The board previously deferred the decision on whether to pay those public funds as it looked into whether New Start violated rules preventing coordination between independent committees and campaigns.

“After reviewing statements from Shaun and Michael Donovan, the board has voted to approve a public funds payment to the New Yorkers for Donovan campaign,” said Frederick Schaffer, chair of the city’s Campaign Finance Board. “The campaign will be subject to an ongoing post election audit just like all campaigns in this election.”

Donovan’s campaign manager, Brendan McPhillips, expressed gratitude for the decision and for the “thousands of New Yorkers” who made donations to Donovan’s campaign. “This decision upholds New York City’s unique, progressive campaign finance system as a model for the nation,” McPhillips said in a statement.

But in his remarks at the board meeting, Schaffer suggested the system might need some tweaks.

He noted how the proliferation of single-candidate super PACs, particularly in the mayoral race, challenges the goals of the public campaign financing system.

Schaffer said the board may recommend changes in the law and rules after the election related to “the factors that define independent expenditures on the one hand and coordination between campaign committees and PACs on the other hand.”
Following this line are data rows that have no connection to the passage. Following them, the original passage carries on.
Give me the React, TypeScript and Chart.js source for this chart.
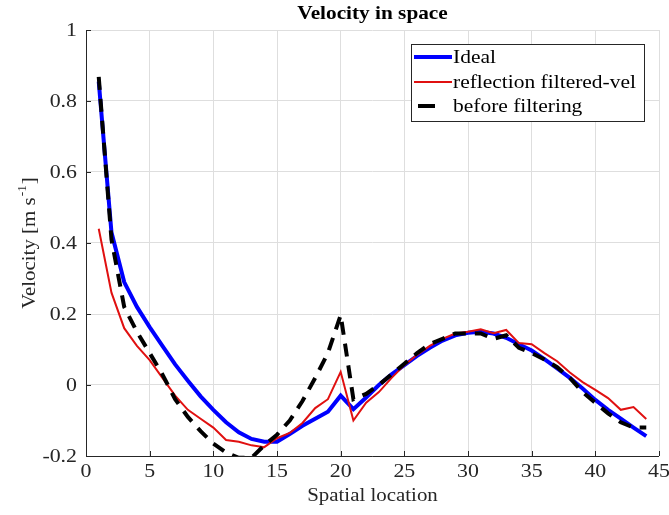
import React, { useEffect, useRef } from "react";
import { Chart, registerables } from "chart.js";

Chart.register(...registerables);

const xValues = [1,2,3,4,5,6,7,8,9,10,11,12,13,14,15,16,17,18,19,20,21,22,23,24,25,26,27,28,29,30,31,32,33,34,35,36,37,38,39,40,41,42,43,44];

const idealVel = [0.855,0.43,0.29,0.22,0.163,0.11,0.058,0.012,-0.032,-0.07,-0.105,-0.133,-0.152,-0.16,-0.16,-0.138,-0.115,-0.095,-0.075,-0.03,-0.068,-0.035,0.0,0.03,0.056,0.082,0.105,0.125,0.14,0.147,0.15,0.145,0.133,0.115,0.097,0.073,0.047,0.02,-0.01,-0.042,-0.07,-0.095,-0.12,-0.144];

const filteredVel = [0.44,0.26,0.16,0.11,0.07,0.02,-0.03,-0.07,-0.095,-0.12,-0.155,-0.16,-0.17,-0.175,-0.15,-0.135,-0.107,-0.065,-0.04,0.037,-0.10,-0.05,-0.02,0.02,0.056,0.085,0.11,0.13,0.145,0.15,0.157,0.146,0.155,0.118,0.115,0.09,0.067,0.035,0.008,-0.014,-0.037,-0.07,-0.062,-0.096];

const beforeVel = [0.868,0.41,0.22,0.15,0.09,0.03,-0.04,-0.09,-0.13,-0.165,-0.19,-0.205,-0.205,-0.17,-0.14,-0.10,-0.045,0.02,0.09,0.197,-0.04,-0.025,0.0,0.03,0.06,0.09,0.115,0.13,0.145,0.145,0.145,0.13,0.14,0.105,0.09,0.072,0.05,0.02,-0.02,-0.05,-0.08,-0.105,-0.12,-0.12];

const xTicks = [0,5,10,15,20,25,30,35,40,45];
const yTicks = [-0.2,0,0.2,0.4,0.6,0.8,1];
const yTickLabels = ["-0.2","0","0.2","0.4","0.6","0.8","1"];

const seriesNames = ["Ideal", "reflection filtered-vel", "before filtering"];
const seriesColors = ["#0000ff", "#e01010", "#000000"];

const chartTitle = "Velocity in space";
const xTitle = "Spatial location";
const yTitleMain = "Velocity [m s";
const yTitleSup = "-1";
const yTitleEnd = "]";

const FONT = "'Liberation Serif', 'Times New Roman', serif";
const TXT = "#262626";

function sText(ctx: any, text: string, x: number, y: number, align: string, sx: number) {
  ctx.save();
  ctx.translate(x, y);
  ctx.scale(sx, 1);
  ctx.textAlign = align;
  ctx.fillText(text, 0, 0);
  ctx.restore();
}

const overlayPlugin = {
  id: "overlay",
  afterDraw(chart: any) {
    const { ctx, chartArea } = chart;
    const { left, right, top, bottom } = chartArea;
    const xs = chart.scales.x;
    const ys = chart.scales.y;
    ctx.save();
    // axes lines
    ctx.strokeStyle = TXT;
    ctx.lineWidth = 1;
    ctx.beginPath();
    ctx.moveTo(left + 0.5, top);
    ctx.lineTo(left + 0.5, bottom + 0.5);
    ctx.lineTo(right, bottom + 0.5);
    ctx.stroke();
    // inward ticks
    ctx.beginPath();
    for (const t of xTicks) {
      const px = Math.round(xs.getPixelForValue(t)) + 0.5;
      ctx.moveTo(px, bottom);
      ctx.lineTo(px, bottom - 5);
    }
    for (const t of yTicks) {
      const py = Math.round(ys.getPixelForValue(t)) + 0.5;
      ctx.moveTo(left, py);
      ctx.lineTo(left + 5, py);
    }
    ctx.stroke();

    // tick labels
    ctx.fillStyle = TXT;
    ctx.font = `19px ${FONT}`;
    ctx.textBaseline = "middle";
    xTicks.forEach((t) => {
      sText(ctx, String(t), xs.getPixelForValue(t), bottom + 16, "center", 1.15);
    });
    yTicks.forEach((t, i) => {
      sText(ctx, yTickLabels[i], left - 9, ys.getPixelForValue(t) + 1, "right", 1.15);
    });

    // axis titles
    ctx.font = `19px ${FONT}`;
    sText(ctx, xTitle, (left + right) / 2, 496, "center", 1.1);

    ctx.save();
    ctx.translate(30, 243);
    ctx.rotate(-Math.PI / 2);
    ctx.scale(1.1, 1);
    ctx.font = `19px ${FONT}`;
    const w1 = ctx.measureText(yTitleMain).width;
    ctx.font = `12px ${FONT}`;
    const w2 = ctx.measureText(yTitleSup).width;
    ctx.font = `19px ${FONT}`;
    const w3 = ctx.measureText(yTitleEnd).width;
    const total = w1 + w2 + 2 + w3;
    let cx = -total / 2;
    ctx.textAlign = "left";
    ctx.fillText(yTitleMain, cx, 0);
    cx += w1 + 1;
    ctx.font = `12px ${FONT}`;
    ctx.fillText(yTitleSup, cx, -7);
    cx += w2 + 1;
    ctx.font = `19px ${FONT}`;
    ctx.fillText(yTitleEnd, cx, 0);
    ctx.restore();

    // title
    ctx.fillStyle = "#000";
    ctx.font = `bold 19px ${FONT}`;
    sText(ctx, chartTitle, (left + right) / 2, 14, "center", 1.12);

    // legend
    const bx = 411, by = 44, bw = 233, bh = 77;
    ctx.fillStyle = "#fff";
    ctx.fillRect(bx, by, bw, bh);
    ctx.strokeStyle = TXT;
    ctx.lineWidth = 1;
    ctx.strokeRect(bx + 0.5, by + 0.5, bw, bh);
    ctx.font = `19px ${FONT}`;
    const rows = [57, 82, 106];
    for (let i = 0; i < 3; i++) {
      const yy = rows[i];
      ctx.strokeStyle = seriesColors[i];
      ctx.lineWidth = i === 1 ? 2 : 4;
      ctx.beginPath();
      if (i === 2) {
        ctx.moveTo(418, yy);
        ctx.lineTo(435, yy);
      } else {
        ctx.moveTo(414, yy);
        ctx.lineTo(452, yy);
      }
      ctx.stroke();
      ctx.fillStyle = "#000";
      sText(ctx, seriesNames[i], 453, yy + 1, "left", 1.13);
    }
    ctx.restore();
  },
};

export default function App() {
  const ref = useRef<HTMLCanvasElement>(null);
  useEffect(() => {
    const mk = (arr: number[]) => xValues.map((x, i) => ({ x, y: arr[i] }));
    const chart = new Chart(ref.current!, {
      type: "line",
      data: {
        datasets: [
          {
            label: seriesNames[2],
            data: mk(beforeVel),
            borderColor: seriesColors[2],
            borderWidth: 4,
            borderDash: [13, 9],
            pointRadius: 0,
            tension: 0,
            order: 1,
          },
          {
            label: seriesNames[1],
            data: mk(filteredVel),
            borderColor: seriesColors[1],
            borderWidth: 2,
            pointRadius: 0,
            tension: 0,
            order: 2,
          },
          {
            label: seriesNames[0],
            data: mk(idealVel),
            borderColor: seriesColors[0],
            borderWidth: 4,
            pointRadius: 0,
            tension: 0,
            order: 3,
          },
        ],
      },
      options: {
        animation: false,
        responsive: false,
        maintainAspectRatio: false,
        layout: { padding: { top: 30, right: 10, left: 0, bottom: 0 } },
        plugins: { legend: { display: false }, tooltip: { enabled: false }, title: { display: false } },
        scales: {
          x: {
            type: "linear",
            min: 0,
            max: 45,
            afterBuildTicks: (s: any) => { s.ticks = xTicks.map((v) => ({ value: v })); },
            afterFit: (s: any) => { s.height = 59; },
            grid: { color: "#dedede", drawTicks: false },
            border: { display: false },
            ticks: { display: false },
          },
          y: {
            type: "linear",
            min: -0.2,
            max: 1,
            afterBuildTicks: (s: any) => { s.ticks = yTicks.map((v) => ({ value: v })); },
            afterFit: (s: any) => { s.width = 86; },
            grid: { color: "#dedede", drawTicks: false },
            border: { display: false },
            ticks: { display: false },
          },
        },
      },
      plugins: [overlayPlugin],
    });
    return () => chart.destroy();
  }, []);
  return (
    <div style={{ position: "fixed", left: 0, top: 0, width: 669, height: 515, background: "#fff" }}>
      <canvas ref={ref} width={669} height={515} style={{ width: 669, height: 515 }} />
    </div>
  );
}
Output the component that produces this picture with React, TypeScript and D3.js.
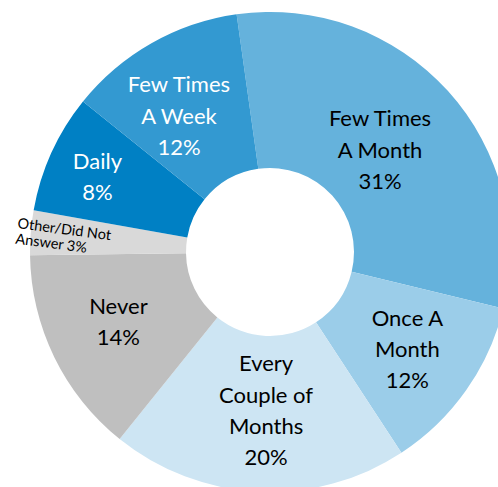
import React from "react";
import * as d3 from "d3";

const categories = [
  "Few Times A Month",
  "Once A Month",
  "Every Couple of Months",
  "Never",
  "Other/Did Not Answer",
  "Daily",
  "Few Times A Week",
];
const values = [31, 12, 20, 14, 3, 8, 12];
const labelLines = [
  ["Few Times", "A Month", "31%"],
  ["Once A", "Month", "12%"],
  ["Every", "Couple of", "Months", "20%"],
  ["Never", "14%"],
  ["Other/Did Not", "Answer 3%"],
  ["Daily", "8%"],
  ["Few Times", "A Week", "12%"],
];
const colors = ["#65B2DC", "#9BCDE9", "#CDE5F3", "#BFBFBF", "#D9D9D9", "#0080C4", "#3399D1"];
const textColors = ["#000", "#000", "#000", "#000", "#000", "#fff", "#fff"];
const labelNudge: [number, number][] = [
  [-10, 7],
  [5, 4],
  [4, -3],
  [-6, -1],
  [-91.5, -11],
  [-25, -8],
  [-11, 5],
];

const W = 498;
const H = 487;
const cx = 270;
const cy = 252;
const R = 240;
const r = 84;
const startDeg = -8;

export default function App() {
  const pie = d3
    .pie<number>()
    .sort(null)
    .value((d) => d)
    .startAngle((startDeg * Math.PI) / 180)
    .endAngle(((startDeg + 360) * Math.PI) / 180);
  const arcs = pie(values);
  const arc = d3.arc<d3.PieArcDatum<number>>().innerRadius(r).outerRadius(R);
  const labelArc = d3.arc<d3.PieArcDatum<number>>().innerRadius(162).outerRadius(162);
  const lh = 31.3;

  return (
    <svg
      width={W}
      height={H}
      style={{ position: "absolute", left: 0, top: 0, display: "block", background: "#fff" }}
      fontFamily="Lato, 'Noto Sans', sans-serif"
    >
      <g transform={`translate(${cx},${cy})`}>
        {arcs.map((a, i) => (
          <path key={categories[i]} d={arc(a) || ""} fill={colors[i]} />
        ))}
      </g>
      {arcs.map((a, i) => {
        const [x0, y0] = labelArc.centroid(a);
        const x = cx + x0 + labelNudge[i][0];
        const y = cy + y0 + labelNudge[i][1];
        const lines = labelLines[i];
        if (i === 4) {
          return (
            <text
              key={"l" + i}
              transform={`translate(${x},${y}) rotate(7.5)`}
              fontSize={14.5}
              fill={textColors[i]}
              textAnchor="start"
            >
              {lines.map((t, j) => (
                <tspan key={j} x={0} y={j * 15.5}>
                  {t}
                </tspan>
              ))}
            </text>
          );
        }
        const top = y - ((lines.length - 1) / 2) * lh + 7.5;
        return (
          <text key={"l" + i} fontSize={22} fill={textColors[i]} textAnchor="middle">
            {lines.map((t, j) => (
              <tspan key={j} x={x} y={top + j * lh}>
                {t}
              </tspan>
            ))}
          </text>
        );
      })}
    </svg>
  );
}
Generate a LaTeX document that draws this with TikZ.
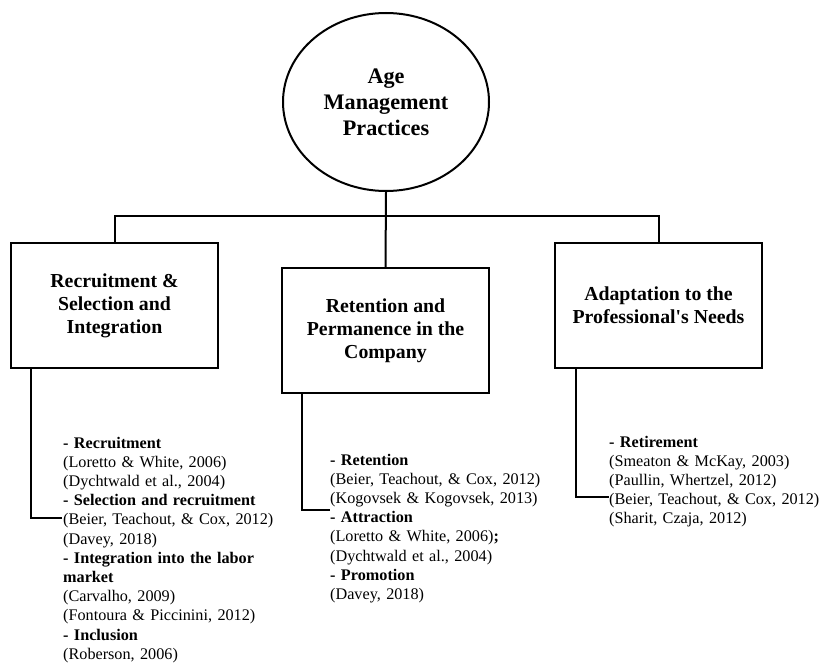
\documentclass[tikz,border=0pt]{standalone}
\usepackage{fontspec}
\setmainfont{Liberation Serif}[Ligatures=TeXOff]
\usetikzlibrary{shapes.geometric}
\begin{document}
\begin{tikzpicture}[x=1pt,y=-1pt,
  conn/.style={line width=2pt},
  rootnode/.style={draw,ellipse,line width=2pt,minimum width=206pt,minimum height=178pt,inner sep=0pt,align=center,font=\fontsize{22.2}{26}\selectfont\bfseries},
  boxnode/.style={draw,rectangle,line width=2pt,minimum width=207pt,minimum height=125pt,inner sep=0pt,align=center,font=\fontsize{19.8}{23}\selectfont\bfseries},
  refs/.style={anchor=base west,inner sep=0pt,text width=260pt,align=left,font=\fontsize{16.2}{19.2}\selectfont}]
\useasboundingbox (0,0) rectangle (822,663);
\node[rootnode] (root) at (386,102) {Age\\Management\\Practices};
\node[boxnode] (b1) at (114.5,305.5) {Recruitment \&\\Selection and\\Integration};
\node[boxnode] (b2) at (385.5,330.5) {Retention and\\Permanence in the\\Company};
\node[boxnode] (b3) at (658.5,305.5) {Adaptation to the\\Professional's Needs};
\coordinate (bar) at (386,216);
\draw[conn] (root.south) -- (b2.north);
\draw[conn] (b1.north) |- (bar) -| (b3.north);
\node[refs] (t1) at (63,448) {\textbf{- Recruitment}\\
(Loretto \& White, 2006)\\
(Dychtwald et al., 2004)\\
\textbf{- Selection and recruitment}\\
(Beier, Teachout, \& Cox, 2012)\\
(Davey, 2018)\\
\textbf{- Integration into the labor}\\
\textbf{market}\\
(Carvalho, 2009)\\
(Fontoura \& Piccinini, 2012)\\
\textbf{- Inclusion}\\
(Roberson, 2006)};
\node[refs] (t2) at (330,465) {\textbf{- Retention}\\
(Beier, Teachout, \& Cox, 2012)\\
(Kogovsek \& Kogovsek, 2013)\\
\textbf{- Attraction}\\
(Loretto \& White, 2006)\textbf{;}\\
(Dychtwald et al., 2004)\\
\textbf{- Promotion}\\
(Davey, 2018)};
\node[refs] (t3) at (609,447) {\textbf{- Retirement}\\
(Smeaton \& McKay, 2003)\\
(Paullin, Whertzel, 2012)\\
(Beier, Teachout, \& Cox, 2012)\\
(Sharit, Czaja, 2012)};
\coordinate (e1) at (62,518);
\coordinate (e2) at (330,510);
\coordinate (e3) at (609,497);
\draw[conn] ([xshift=21pt]b1.south west) |- (e1);
\draw[conn] ([xshift=21pt]b2.south west) |- (e2);
\draw[conn] ([xshift=22pt]b3.south west) |- (e3);
\end{tikzpicture}
\end{document}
Under the Supreme Court’s 2010 Citizens United ruling, super PACs can raise and spend unlimited amounts of money on behalf of candidates but are not allowed to coordinate with campaigns.

New Start, New Dollars

New Start NYC has raised $3,107,500 so far, according to reports filed with the state Board of Elections. Of that, $3 million has come from Michael Donovan, chairman of the adtech company Mediaocean.

In addition to Michael Donovan, other contributors to New Start NYC include David and Susan Rockefeller. David Rockefeller Jr. is the son of the late Chase bank head David Rockefeller and nephew of Nelson Rockefeller, the late vice president and former New York governor.

The couple gave $25,000 each to New Start NYC. They also each donated $5,100 — the maximum contribution — to Shaun Donovan’s campaign, records show.

In December, Susan Rockefeller, a conservationist and filmmaker, tweeted her support for Donovan’s campaign, saying he’s “who we need for mayor.”

Other contributors to the PAC include retired advertising executive Allen Rosenshine; philanthropist Christy Mack; GFP Real Estate Chair Jeffrey Gural and a limited liability company called Chateauriffic.

“His father and I are on the board of the Statue of Liberty and he’s obviously qualified,” said Gural, who contributed $2,500 to New Start. “So I did him a favor.”

Gural also donated $400 to Donovan’s campaign, while Rosenshine and Mack each gave $5,100, records show.

In 2015, during his time as director of the Office of Management and Budget in the Obama Administration, the younger Donovan wrote a blog post about his father becoming a U.S. citizen 52 years after immigrating from Peru.

“As I have personally witnessed through my father’s journey, when given the opportunity and the necessary support, immigrants can realize all that is exceptional about this country,” Donovan wrote.

New Start has spent nearly as much as it’s raised — $3,015,892 so far — mostly on TV ads.

How Campaigns Stack Up

As of last week, Scott Stringer and Eric Adams had received the greatest amounts of public funds so far, with over $5 million each.

Adams’ and Stringer’s chests now amount to $7.8 million and $7.4 million, respectively, excluding just over $1 million worth of spending for each campaign through March 15, according to reports filed with the Campaign Finance Board.

Andrew Yang’s campaign has just over $5 million of cash on hand, followed by Ray McGuire, who is not participating in the public financing system and has $3.6 million on hand.

Of the seven mayoral candidates that have qualified for matching funds, Donovan has received the least. He now has just over $2.1 million of cash on hand, after so far spending nearly $1.5 million. The campaigns of Kathryn Garcia, Maya Wiley and Dianne Morales each have about $2.5 million at the ready.